L'"âme" dans l'épître aux Hébreux accède à "l'étage idéal", céleste-éternel, "ancrée" au-delà ou en-deçà du "voile" de la "chair" et du monde des "ombres" (6,19, cf. 10,20) -- peut-être parce qu'elle en provient en premier lieu :
"Cette espérance, nous l'avons comme une ancre solide et ferme pour
l'âme ; elle pénètre au-delà du
voile" (6,19)
"Ainsi donc, frères, nous avons l'assurance d'un libre accès au sanctuaire par le sang de Jésus, accès qu'il a inauguré pour nous comme un chemin nouveau et vivant au travers du
voile, c'est-à-dire de sa
chair"(10,19-20)
C'est certainement "l'espérance" qui pénètre au-delà du voile, mais précisément "comme ancre de l'âme" (hôs agkura tès psukhès). On est donc très loin des conceptions de 1 Corinthiens, où l'état d'"âme", si j'ose dire, la condition "psychique" (animale-naturelle-charnelle), était un niveau "inférieur" à surmonter pour accéder à l'étage "pneumatique-spirituel".
a écrit :Donc, déduire de son raisonnement ce qu'il pouvait penser de l'âme, va notamment dépendre de la définition que nous donnons à ce terme.
Benfils,
Toujours aussi pertinent !
Il ne faut pas prendre comme référence le dogme de la trinité de l'Eglise catholique qui est le résultat de décennies de débats. Il me semble nécessaire de bien noter que «l’âme» est un concept mouvant : le mot ne désigne pas toujours la même chose d’un bout à l’autre de la Bible, comme c’est d’ailleurs le cas pour à peu près tous les «concepts». Or le fait est que si l’âme, dans la grande majorité des occurrences de l’AT, désigne avant tout la «personne», ce n'est pas le seul sens du mot "âme". L'"âme", le mot "âme", me semble d'autant plus sensible que son "sens" est indéfini, flou ou variable.
Rien que dans Matthieu témoigne de cette diversité de sens :
6,25: Ne vous inquiétez pas, pour votre "âme-vie" (psukhè), de ce que vous mangerez ou de ce que vous boirez, ni, pour votre corps (sôma), de ce dont vous serez vêtus.
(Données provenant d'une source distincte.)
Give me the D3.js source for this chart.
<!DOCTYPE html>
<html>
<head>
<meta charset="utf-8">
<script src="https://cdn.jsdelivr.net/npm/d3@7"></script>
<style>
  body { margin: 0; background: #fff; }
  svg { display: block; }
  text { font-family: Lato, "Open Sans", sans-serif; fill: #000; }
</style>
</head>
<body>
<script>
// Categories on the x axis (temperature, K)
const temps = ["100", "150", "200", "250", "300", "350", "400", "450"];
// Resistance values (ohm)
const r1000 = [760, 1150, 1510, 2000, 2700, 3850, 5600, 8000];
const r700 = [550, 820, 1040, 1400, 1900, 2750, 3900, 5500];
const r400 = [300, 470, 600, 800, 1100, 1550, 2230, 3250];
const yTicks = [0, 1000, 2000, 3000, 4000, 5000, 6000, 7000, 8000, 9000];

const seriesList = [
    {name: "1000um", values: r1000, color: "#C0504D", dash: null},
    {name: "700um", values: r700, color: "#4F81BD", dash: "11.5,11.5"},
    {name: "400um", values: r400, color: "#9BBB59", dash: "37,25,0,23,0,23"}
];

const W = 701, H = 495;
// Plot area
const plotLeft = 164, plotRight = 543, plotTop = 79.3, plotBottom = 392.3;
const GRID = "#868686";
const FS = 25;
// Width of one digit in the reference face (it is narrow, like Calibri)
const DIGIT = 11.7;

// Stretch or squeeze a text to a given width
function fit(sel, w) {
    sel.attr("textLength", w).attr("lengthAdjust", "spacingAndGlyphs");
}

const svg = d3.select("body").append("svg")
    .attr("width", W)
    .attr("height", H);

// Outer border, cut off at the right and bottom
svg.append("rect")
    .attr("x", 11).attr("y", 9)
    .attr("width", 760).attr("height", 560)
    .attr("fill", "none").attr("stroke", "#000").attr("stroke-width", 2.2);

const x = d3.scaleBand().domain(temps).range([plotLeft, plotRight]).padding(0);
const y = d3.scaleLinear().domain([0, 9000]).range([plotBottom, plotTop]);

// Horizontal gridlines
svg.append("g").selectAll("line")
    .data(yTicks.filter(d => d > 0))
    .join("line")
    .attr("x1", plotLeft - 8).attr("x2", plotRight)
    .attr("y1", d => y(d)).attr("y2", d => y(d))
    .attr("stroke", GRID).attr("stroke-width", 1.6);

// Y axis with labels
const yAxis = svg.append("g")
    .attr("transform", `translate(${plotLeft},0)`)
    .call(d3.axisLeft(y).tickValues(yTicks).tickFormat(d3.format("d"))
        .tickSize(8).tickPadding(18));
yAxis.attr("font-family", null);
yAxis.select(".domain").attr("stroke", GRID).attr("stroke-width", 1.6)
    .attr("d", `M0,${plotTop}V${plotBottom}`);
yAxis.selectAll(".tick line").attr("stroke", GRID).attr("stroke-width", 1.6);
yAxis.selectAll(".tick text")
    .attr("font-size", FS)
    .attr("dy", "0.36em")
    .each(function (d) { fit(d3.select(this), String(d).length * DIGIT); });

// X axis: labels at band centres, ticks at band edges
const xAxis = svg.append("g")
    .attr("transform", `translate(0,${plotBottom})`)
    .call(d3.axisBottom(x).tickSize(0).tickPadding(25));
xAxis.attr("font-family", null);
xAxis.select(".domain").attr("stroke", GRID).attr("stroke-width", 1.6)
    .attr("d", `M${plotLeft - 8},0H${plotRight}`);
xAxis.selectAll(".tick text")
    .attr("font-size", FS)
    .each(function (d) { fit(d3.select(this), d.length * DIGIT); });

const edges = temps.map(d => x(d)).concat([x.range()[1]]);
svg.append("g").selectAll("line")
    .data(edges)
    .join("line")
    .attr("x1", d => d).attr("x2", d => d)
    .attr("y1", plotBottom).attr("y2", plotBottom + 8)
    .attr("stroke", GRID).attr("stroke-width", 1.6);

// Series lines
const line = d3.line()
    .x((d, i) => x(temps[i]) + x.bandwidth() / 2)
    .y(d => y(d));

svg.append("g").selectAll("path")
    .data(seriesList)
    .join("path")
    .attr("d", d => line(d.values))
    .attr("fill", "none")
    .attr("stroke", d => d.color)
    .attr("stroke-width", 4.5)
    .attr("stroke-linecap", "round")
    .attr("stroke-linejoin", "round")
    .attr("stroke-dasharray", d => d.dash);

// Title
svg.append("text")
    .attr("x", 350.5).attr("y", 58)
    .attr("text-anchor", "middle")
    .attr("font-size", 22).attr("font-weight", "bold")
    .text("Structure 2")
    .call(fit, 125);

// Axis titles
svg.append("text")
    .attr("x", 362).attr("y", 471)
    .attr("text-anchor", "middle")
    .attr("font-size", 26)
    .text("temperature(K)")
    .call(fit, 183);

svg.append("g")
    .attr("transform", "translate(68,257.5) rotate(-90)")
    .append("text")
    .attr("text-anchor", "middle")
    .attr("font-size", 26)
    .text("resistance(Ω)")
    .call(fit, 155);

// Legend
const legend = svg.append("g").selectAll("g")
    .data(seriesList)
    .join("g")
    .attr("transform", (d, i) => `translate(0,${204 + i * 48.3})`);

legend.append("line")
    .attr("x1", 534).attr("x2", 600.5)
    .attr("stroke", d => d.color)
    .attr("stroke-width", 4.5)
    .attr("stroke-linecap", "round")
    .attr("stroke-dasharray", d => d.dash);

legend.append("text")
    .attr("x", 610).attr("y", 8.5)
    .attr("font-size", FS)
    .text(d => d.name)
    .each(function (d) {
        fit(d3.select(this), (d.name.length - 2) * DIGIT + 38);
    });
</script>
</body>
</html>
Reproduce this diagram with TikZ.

L'"âme-vie" n'est-elle pas plus que la nourriture, et le corps plus que le vêtement ?
Il y a un parallélisme évident entre "l'âme" et "le corps", mais il n'est pas d'opposition, Il n'est pas non plus de stricte équivalence (synonymique), dans la mesure où on peut y voir une sorte de gradation, l'"âme-vie" étant plus "essentielle" que le "corps" comme la nourriture est plus "vitale" que le vêtement.
10,39: "Celui qui aura trouvé son "âme-vie" la perdra, et celui qui aura perdu son "âme-vie" à cause de moi la trouvera." La phrase présente un sens satisfaisant avec la "vie", mais elle aurait un sens plus riche ou plus complexe avec la psukhè: il pourrait y avoir d'autres façons de "perdre son âme" que de "perdre sa vie".
12,18: Voici mon serviteur, celui que j'ai choisi,
mon bien-aimé, celui en qui j'ai (litt. "mon âme a") pris plaisir.
Il est question de "l'âme" (de Dieu !)
22,37: "Tu aimeras le Seigneur, ton Dieu, de tout ton cœur, de toute ton âme et de toute ton intelligence". En quoi "l'âme" se distinguerait ou non du "cœur" ou de l'"intelligence" ?
26,38: Je suis, ou mon âme est, triste à mourir ?
Connotation affective difficile à traduire et qui oblige à conserver le mot "âme".